The Best Foreign Film Oscar went to The Salesman (Memento Films, 124 minutes, PG-13). I still
think Iceland's Rams was better
picture, but it's hard to begrudge anything done by Iranian director Asghar
Farhadi (A Separation, The Past). I
constantly marvel over how he gets work past mullah censors. This film is in
Persian with English subtitles, but you'll recognize parts of this
play-within-a-film as it concerns a husband/wife team rehearsing Death of a Salesman while a real-life
domestic tragedy/drama unfolds outside the theater.
Emad (Shahab Hosseini) is a modern, magnetic, and commanding
teacher and director set to play the role of Willy Loman. Problems emerge when
he and his wife, Rana (Taraneh Alidoosti) must vacate their apartment when a
nearby construction project destabilizes the building. Luck is with them when
fellow cast member Babak (Babak Karimi) offers an apartment whose previous
occupant suddenly left. Strangely, though, Babak is vague about who she was or
why she left her things behind. Matters take an ominous twist when Rana is
accosted while bathing. The assault on Rana reveals Emad to be less progressive
than we first supposed. He becomes obsessed with finding the man who did this— not
because Rana was terrified and bloodied, but because of the stain on his honor.
This is a film about humiliation, obsession, patriarchy,
revenge, assumptions, and masculinity. Farhadi deftly interweaves themes from Death of a Salesman and we begin to see
Emad as akin to Willy in being stuck on the wrong side of social change. Emad's
descent into revenge fantasies soon wearies his theater colleagues, especially
Babak—whom Emad goes off script to insult— and Kati, a single mother whose
sympathies are with Rana. Is Emad a symbol for Iran's theocratic rulers—cruel,
self-righteous, and mired in out-of-date values? One wonders if Farhadi has
pulled the wool over mullah eyes by cleverly immersing such implications within
a mystery and its bathetic resolution. Has Emad become Willy—a man in pursuit
of illusions and living in a bygone world?
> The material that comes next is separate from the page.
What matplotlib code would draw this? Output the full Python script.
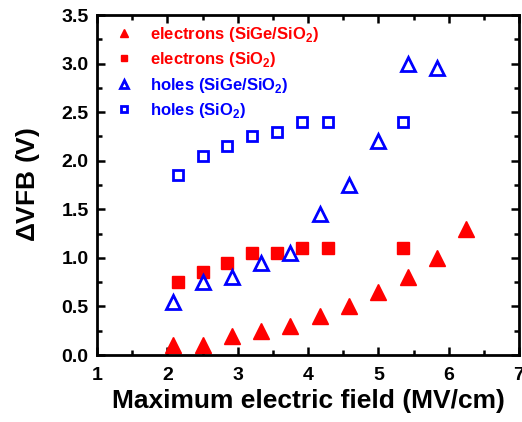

Does his definition of morality
parallel Willy's antiquated values?
Farhadi likes to personalize clashing worldviews, often
placing them within domestic settings. His is also a masterful microcosmic look
at the pull of tradition versus the push of secularization. Is it also a veiled
critique of Islamic fundamentalism? You don't have to imagine the film in this
light, as it's dramatic in its own right. Part of the puzzle centers on the
identity of the mysterious previous apartment tenant. Pay attention to who is drawing
on the walls early on, as I think it's a clue. But Farhadi's forte—and maybe
the reason he gets to take surprising liberty—is that he only reveals part of
what he's thinking and leaves the rest for viewers to contemplate.